1. I would offer "Focus on business agility." The difference is that external factors should not be the underpinning motive to develop or modify business processes. An agile business takes advantage of emerging market opportunities as new revenue streams.

2. Agreed. However, most compliance initiatives are a net 80% overlap. There are very few actual "brand new" compliance requirements -- sometimes redeploying existing assets or making slight architecture changes can get you to 100% with little additional capex or overhead.

3. Combine with #8: Manage expectations. Make sure your INTERNAL and EXTERNAL customers know what to realistically expect, and make sure your organization can deliver based on those expectations.

4. I would offer: "Audit your auditors". Bring in a consultant to validate your risk management approach.

5. Agreed.... but you've been doing that all along, right? It doesn't take a market down-turn to bring out the greed in people. The industry has seen a wave of data breaches originating from insiders this past year.

6. CONSOLIDATE your vendors. FY09 is going to be a tight year -- use this as a springboard to drop "risky" vendors or low-volume vendors in order to consolidate buying power and reduce risk. Conversely, don't put all your eggs in one basket -- if you have a large vendor that doesn't know it's in trouble yet, this could be a big problem for you later. Make sure you have a "vendor continuity strategy" as part of your business continuity plan.

7. Be an "unreasonable man" --

"The reasonable man adapts himself to the world; the unreasonable one persists in trying to adapt the world to himself. Therefore all progress depends on the unreasonable man."

-George Bernard Shaw

The point is: follow the basic rules of common sense:

- If something is too good to be true, it's false

- Nothing in life is "free"

- There's no such thing as a "sure thing" (no risk)

Please do yourself and the market a favor by being as "unreasonable" as possible.

8. See #3: Focus on expectation management. "Manage everyone" seems focused on micro-management -- you have valuable staff resources that are capable of self-management, but expectations need to be managed (both incoming and outgoing).

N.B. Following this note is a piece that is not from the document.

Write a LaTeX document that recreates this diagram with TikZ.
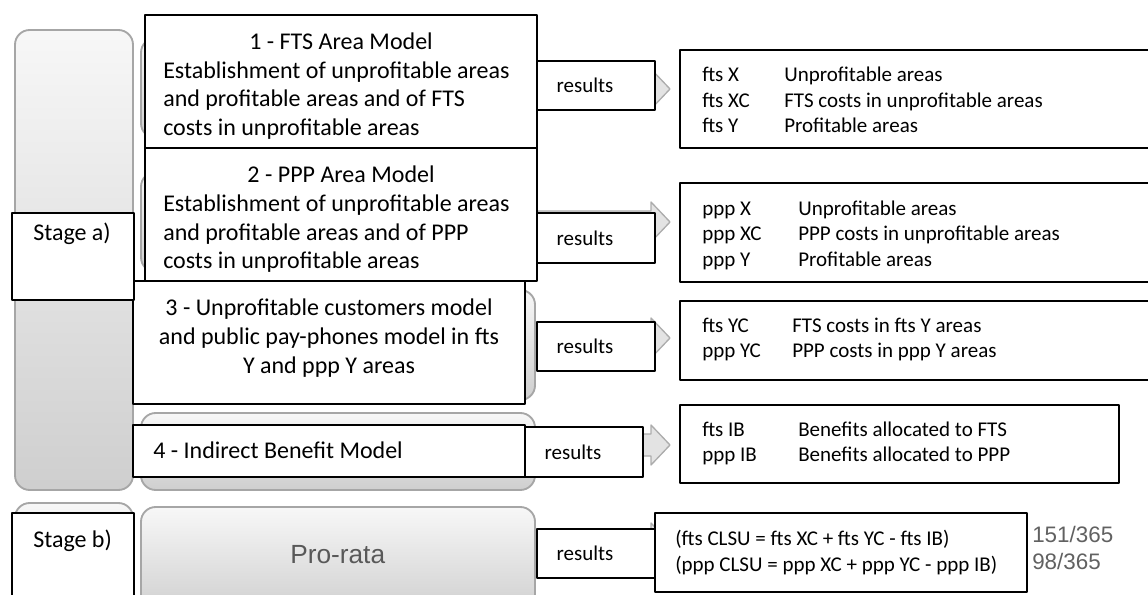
\documentclass[tikz,border=0pt]{standalone}
\usepackage{fontspec}
\setmainfont{Carlito}
\newfontfamily\slidefont{Liberation Sans}
\usetikzlibrary{calc,fit}

\begin{document}
\begin{tikzpicture}[x=0.75pt, y=-0.75pt, line join=round,
  slide/.style={draw=gray!70, line width=1.4pt, rounded corners=11pt, top color=gray!6, bottom color=gray!38, inner sep=0pt},
  box/.style={draw=black, fill=white, line width=1.1pt, inner sep=0pt},
  chev/.style={draw=gray!65, fill=gray!22, line width=1pt},
  mtext/.style={font=\fontsize{18}{21.4}\selectfont, inner sep=0pt},
  rtext/.style={font=\fontsize{15.75}{19}\selectfont, inner sep=0pt},
  numtext/.style={font=\slidefont\fontsize{16.8}{20}\selectfont, text=black!62, inner sep=0pt}]
  \useasboundingbox (0,0) rectangle (1148,595);
  \clip (0,0) rectangle (1148,595);

  % slide shapes in the background
  \node[slide, fit={(15,30) (133,490)}] (sA) {};
  \node[slide, fit={(15,503) (133,615)}] (sB) {};
  \node[slide, fit={(141,38) (535,138)}] (g1) {};
  \node[slide, fit={(141,172) (535,272)}] (g2) {};
  \node[slide, fit={(141,290) (535,400)}] (g3) {};
  \node[slide, fit={(141,413) (535,490)}] (g4) {};
  \node[slide, fit={(141,507) (535,615)}] (gp) {};
  \node[font=\slidefont\fontsize{19.7}{22}\selectfont, text=black!65, inner sep=0pt, anchor=base west] (prorata) at (290,563) {Pro-rata};

  % block arrows from the slide rows
  \coordinate (tip) at (670,0);
  \foreach \g/\y in {g1/89,g2/222,g3/338,g4/445,gp/543}{
    \path (\g.east |- 0,\y) coordinate (a0) (tip |- 0,\y) coordinate (a1);
    \draw[chev] ($(a0)+(2,-11)$) -- ($(a1)+(-19,-11)$) -- ($(a1)+(-19,-20)$)
      -- (a1) -- ($(a1)+(-19,20)$) -- ($(a1)+(-19,11)$) -- ($(a0)+(2,11)$) -- cycle;
  }

  % result boxes on the right
  \node[box, fit={(680,50) (1160,148)}] (t1) {};
  \node[box, fit={(680,183) (1160,282)}] (t2) {};
  \node[box, fit={(680,301) (1160,380)}] (t3) {};
  \node[box, fit={(680,405) (1119,483)}] (t4) {};
  \node[box, fit={(655,513) (1027,592)}] (tf) {};

  % model boxes
  \node[box, fit={(145,15) (537,148)}] (m1) {};
  \node[box, fit={(145,148) (537,281)}] (m2) {};
  \node[box, fit={(133,281) (525,404)}] (m3) {};
  \node[box, fit={(133,425) (525,477)}] (m4) {};

  \node[mtext, anchor=base] (m1h) at (m1.north |- 0,50) {1 - FTS Area Model};
  \foreach \y/\txt [count=\i] in {78.5/Establishment of unprofitable areas,107/and profitable areas and of FTS,135.5/costs in unprofitable areas}
    \node[mtext, anchor=base west] (m1l\i) at (163,\y) {\txt};
  \node[mtext, anchor=base] (m2h) at (m2.north |- 0,183) {2 - PPP Area Model};
  \foreach \y/\txt [count=\i] in {211.5/Establishment of unprofitable areas,240/and profitable areas and of PPP,268.5/costs in unprofitable areas}
    \node[mtext, anchor=base west] (m2l\i) at (163,\y) {\txt};
  \foreach \y/\txt [count=\i] in {315/3 - Unprofitable customers model,344/and public pay-phones model in fts,373/Y and ppp Y areas}
    \node[mtext, anchor=base] (m3l\i) at (m3.north |- 0,\y) {\txt};
  \node[mtext, anchor=base west] (m4l) at (153,458) {4 - Indirect Benefit Model};

  % "results" tags
  \node[box, fit={(537,61) (655,110)}] (rs1) {};
  \node[box, fit={(537,213) (655,263)}] (rs2) {};
  \node[box, fit={(537,322) (655,371)}] (rs3) {};
  \node[box, fit={(525,427) (643,477)}] (rs4) {};
  \node[box, fit={(537,529) (655,578)}] (rs5) {};
  \foreach \r in {rs1,rs2,rs3,rs4,rs5}
    \node[rtext, anchor=west] (\r t) at ($(\r.west)+(20,0)$) {results};

  % stage labels
  \node[box, fit={(12,213) (134,300)}] (sa) {};
  \node[mtext, anchor=base west] (sat) at (33,240) {Stage a)};
  \node[box, fit={(12,513) (134,610)}] (sb) {};
  \node[mtext, anchor=base west] (sbt) at (33,547) {Stage b)};

  % result texts
  \foreach \y/\lab/\desc [count=\i] in {82/fts X/Unprofitable areas,107.5/fts XC/FTS costs in unprofitable areas,133/fts Y/Profitable areas}{
    \node[rtext, anchor=base west] (t1a\i) at (702,\y) {\lab};
    \node[rtext, anchor=base west] (t1b\i) at (784,\y) {\desc};
  }
  \foreach \y/\lab/\desc [count=\i] in {215/ppp X/Unprofitable areas,241/ppp XC/PPP costs in unprofitable areas,266/ppp Y/Profitable areas}{
    \node[rtext, anchor=base west] (t2a\i) at (702,\y) {\lab};
    \node[rtext, anchor=base west] (t2b\i) at (798,\y) {\desc};
  }
  \foreach \y/\lab/\desc [count=\i] in {332/fts YC/FTS costs in fts Y areas,357/ppp YC/PPP costs in ppp Y areas}{
    \node[rtext, anchor=base west] (t3a\i) at (702,\y) {\lab};
    \node[rtext, anchor=base west] (t3b\i) at (792,\y) {\desc};
  }
  \foreach \y/\lab/\desc [count=\i] in {436/fts IB/Benefits allocated to FTS,461/ppp IB/Benefits allocated to PPP}{
    \node[rtext, anchor=base west] (t4a\i) at (702,\y) {\lab};
    \node[rtext, anchor=base west] (t4b\i) at (798,\y) {\desc};
  }
  \node[rtext, anchor=base west] (tf1) at (675,545) {(fts CLSU = fts XC + fts YC - fts IB)};
  \node[rtext, anchor=base west] (tf2) at (675,571) {(ppp CLSU = ppp XC + ppp YC - ppp IB)};
  \node[numtext, anchor=base west] (n1) at (1032,542) {151/365};
  \node[numtext, anchor=base west] (n2) at (1032,569) {98/365};
\end{tikzpicture}
\end{document}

9. As a consultant, I've seen this happen over and over again. Complacency can lead you to a very bad position if your current job ceases to exist. Make sure you have a financial plan for hard times, and definitely keep up with current marketable skills for your position. It's easy to say "work won't pay for training", or "work stays at work", but the reality is that you have to manage your own destiny. It is well worth the investment of a little money and a few hours a week to take a class on your own dime in order to stay current.